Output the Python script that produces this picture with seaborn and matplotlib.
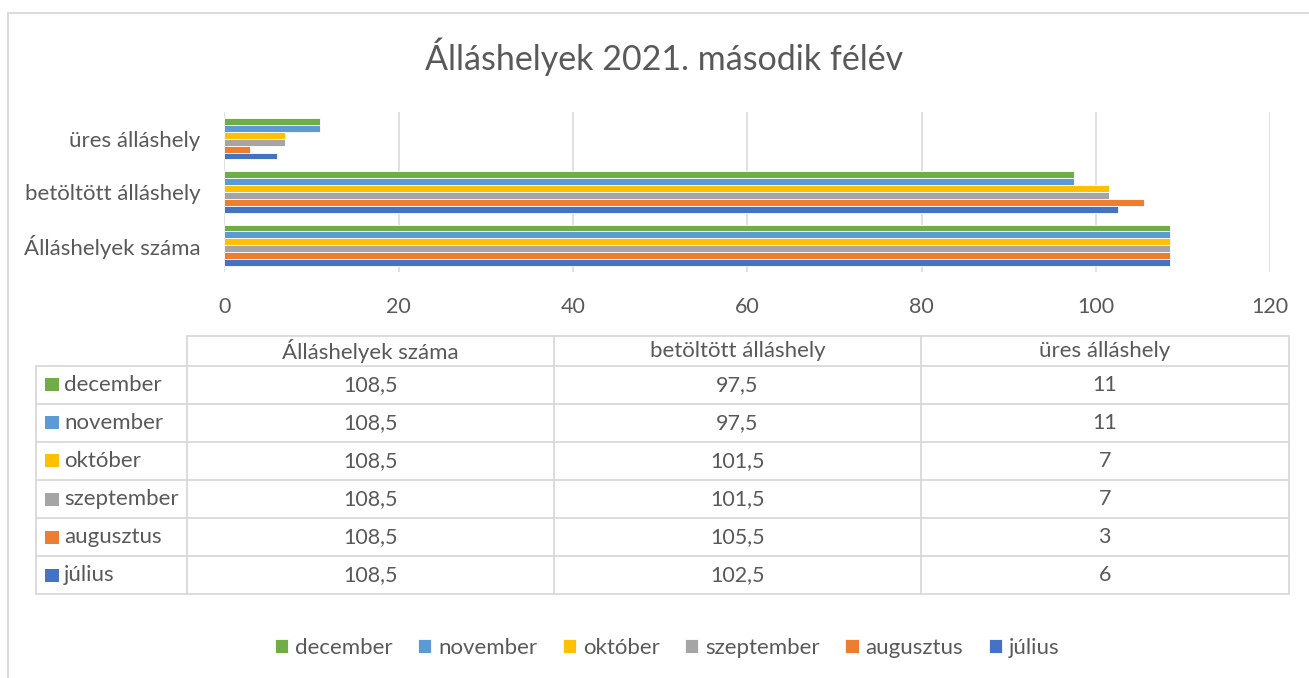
import pandas as pd
import matplotlib.pyplot as plt
import seaborn as sns
from matplotlib.patches import Rectangle

# Adatok
honapok = ["július", "augusztus", "szeptember", "október", "november", "december"]
szinek = ["#4472C4", "#ED7D31", "#A5A5A5", "#FFC000", "#5B9BD5", "#70AD47"]
kategoriak = ["Álláshelyek száma", "betöltött álláshely", "üres álláshely"]
allashelyek_szama = [108.5, 108.5, 108.5, 108.5, 108.5, 108.5]
betoltott = [102.5, 105.5, 101.5, 101.5, 97.5, 97.5]
ures = [6, 3, 7, 7, 11, 11]
x_ticks = [0, 20, 40, 60, 80, 100, 120]
cim = "Álláshelyek 2021. második félév"

ertekek = [allashelyek_szama, betoltott, ures]
rows = []
for kat, vals in zip(kategoriak, ertekek):
    for h, v in zip(honapok, vals):
        rows.append({"kategoria": kat, "honap": h, "ertek": v})
df = pd.DataFrame(rows)

sns.set_theme(style="white")
plt.rcParams["font.family"] = ["Lato", "DejaVu Sans"]
TXT = "#595959"
LINE = "#D9D9D9"
FS = 16

W, H = 1309, 678
fig = plt.figure(figsize=(W / 100, H / 100), dpi=100)

# háttér réteg pixel koordinátákkal (keret, cím, táblázat)
bg = fig.add_axes([0, 0, 1, 1])
bg.set_xlim(0, W)
bg.set_ylim(H, 0)
bg.axis("off")

bg.plot([8, 8], [13, H], color=LINE, lw=1.3)
bg.plot([8, W], [13, 13], color=LINE, lw=1.3)
bg.text(664, 57, cim, ha="center", va="center", fontsize=24.5, color=TXT)

# fő diagram
ax = fig.add_axes([224.3 / W, 1 - 271.7 / H, 1046 / W, 159.4 / H])
paletta = dict(zip(honapok, szinek))
sns.barplot(data=df, y="kategoria", x="ertek", hue="honap",
            order=kategoriak[::-1], hue_order=honapok[::-1],
            palette=paletta, saturation=1, width=0.775, errorbar=None,
            orient="h", edgecolor="white", linewidth=0.6, ax=ax)
ax.set_xlim(0, 120)
ax.set_xticks(x_ticks)
ax.set_xlabel("")
ax.set_ylabel("")
ax.grid(axis="x", color=LINE, lw=1.1)
ax.set_axisbelow(True)
for s in ax.spines.values():
    s.set_visible(False)
ax.tick_params(axis="x", length=0, pad=18, labelsize=15.5, labelcolor=TXT)
ax.tick_params(axis="y", length=0, pad=17, labelsize=FS, labelcolor=TXT)

handles, labels = ax.get_legend_handles_labels()
ax.legend_.remove()
fig.legend(handles, labels, loc="center", bbox_to_anchor=(667 / W, 1 - 648 / H),
           ncol=6, frameon=False, fontsize=FS, labelcolor=TXT,
           handlelength=0.6, handleheight=0.6, handletextpad=0.3,
           columnspacing=1.15)

# adattáblázat
col_x = [36, 186.5, 553.8, 921.2, 1288.5]
row_y = [335.7, 365.7, 403.8, 441.9, 480.0, 518.1, 556.2, 594.3]
bg.plot([col_x[1], col_x[-1]], [row_y[0], row_y[0]], color=LINE, lw=1.3)
for y in row_y[1:]:
    bg.plot([col_x[0], col_x[-1]], [y, y], color=LINE, lw=1.3)
bg.plot([col_x[0], col_x[0]], [row_y[1], row_y[-1]], color=LINE, lw=1.3)
for x in col_x[1:]:
    bg.plot([x, x], [row_y[0], row_y[-1]], color=LINE, lw=1.3)

def fmt(v):
    return f"{v:g}".replace(".", ",")

for j, kat in enumerate(kategoriak):
    cx = (col_x[j + 1] + col_x[j + 2]) / 2
    bg.text(cx, (row_y[0] + row_y[1]) / 2, kat, ha="center", va="center",
            fontsize=FS, color=TXT)

for i, h in enumerate(honapok[::-1]):
    idx = honapok.index(h)
    cy = (row_y[i + 1] + row_y[i + 2]) / 2
    bg.add_patch(Rectangle((45, cy - 6.5), 14, 13, color=paletta[h], lw=0))
    bg.text(64, cy, h, ha="left", va="center", fontsize=FS, color=TXT)
    for j, vals in enumerate(ertekek):
        cx = (col_x[j + 1] + col_x[j + 2]) / 2
        bg.text(cx, cy, fmt(vals[idx]), ha="center", va="center",
                fontsize=15.5, color=TXT)

fig.savefig("out.png", dpi=100)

> _Task to carry out_: Print, exactly as written, the lines above from the first one to the one containing "pad=17, labelsize=FS, labelcolor=TXT)". Leave out pictures.

> _Final answer_:
Output the Python script that produces this picture with seaborn and matplotlib.
import pandas as pd
import matplotlib.pyplot as plt
import seaborn as sns
from matplotlib.patches import Rectangle

# Adatok
honapok = ["július", "augusztus", "szeptember", "október", "november", "december"]
szinek = ["#4472C4", "#ED7D31", "#A5A5A5", "#FFC000", "#5B9BD5", "#70AD47"]
kategoriak = ["Álláshelyek száma", "betöltött álláshely", "üres álláshely"]
allashelyek_szama = [108.5, 108.5, 108.5, 108.5, 108.5, 108.5]
betoltott = [102.5, 105.5, 101.5, 101.5, 97.5, 97.5]
ures = [6, 3, 7, 7, 11, 11]
x_ticks = [0, 20, 40, 60, 80, 100, 120]
cim = "Álláshelyek 2021. második félév"

ertekek = [allashelyek_szama, betoltott, ures]
rows = []
for kat, vals in zip(kategoriak, ertekek):
    for h, v in zip(honapok, vals):
        rows.append({"kategoria": kat, "honap": h, "ertek": v})
df = pd.DataFrame(rows)

sns.set_theme(style="white")
plt.rcParams["font.family"] = ["Lato", "DejaVu Sans"]
TXT = "#595959"
LINE = "#D9D9D9"
FS = 16

W, H = 1309, 678
fig = plt.figure(figsize=(W / 100, H / 100), dpi=100)

# háttér réteg pixel koordinátákkal (keret, cím, táblázat)
bg = fig.add_axes([0, 0, 1, 1])
bg.set_xlim(0, W)
bg.set_ylim(H, 0)
bg.axis("off")

bg.plot([8, 8], [13, H], color=LINE, lw=1.3)
bg.plot([8, W], [13, 13], color=LINE, lw=1.3)
bg.text(664, 57, cim, ha="center", va="center", fontsize=24.5, color=TXT)

# fő diagram
ax = fig.add_axes([224.3 / W, 1 - 271.7 / H, 1046 / W, 159.4 / H])
paletta = dict(zip(honapok, szinek))
sns.barplot(data=df, y="kategoria", x="ertek", hue="honap",
            order=kategoriak[::-1], hue_order=honapok[::-1],
            palette=paletta, saturation=1, width=0.775, errorbar=None,
            orient="h", edgecolor="white", linewidth=0.6, ax=ax)
ax.set_xlim(0, 120)
ax.set_xticks(x_ticks)
ax.set_xlabel("")
ax.set_ylabel("")
ax.grid(axis="x", color=LINE, lw=1.1)
ax.set_axisbelow(True)
for s in ax.spines.values():
    s.set_visible(False)
ax.tick_params(axis="x", length=0, pad=18, labelsize=15.5, labelcolor=TXT)
ax.tick_params(axis="y", length=0, pad=17, labelsize=FS, labelcolor=TXT)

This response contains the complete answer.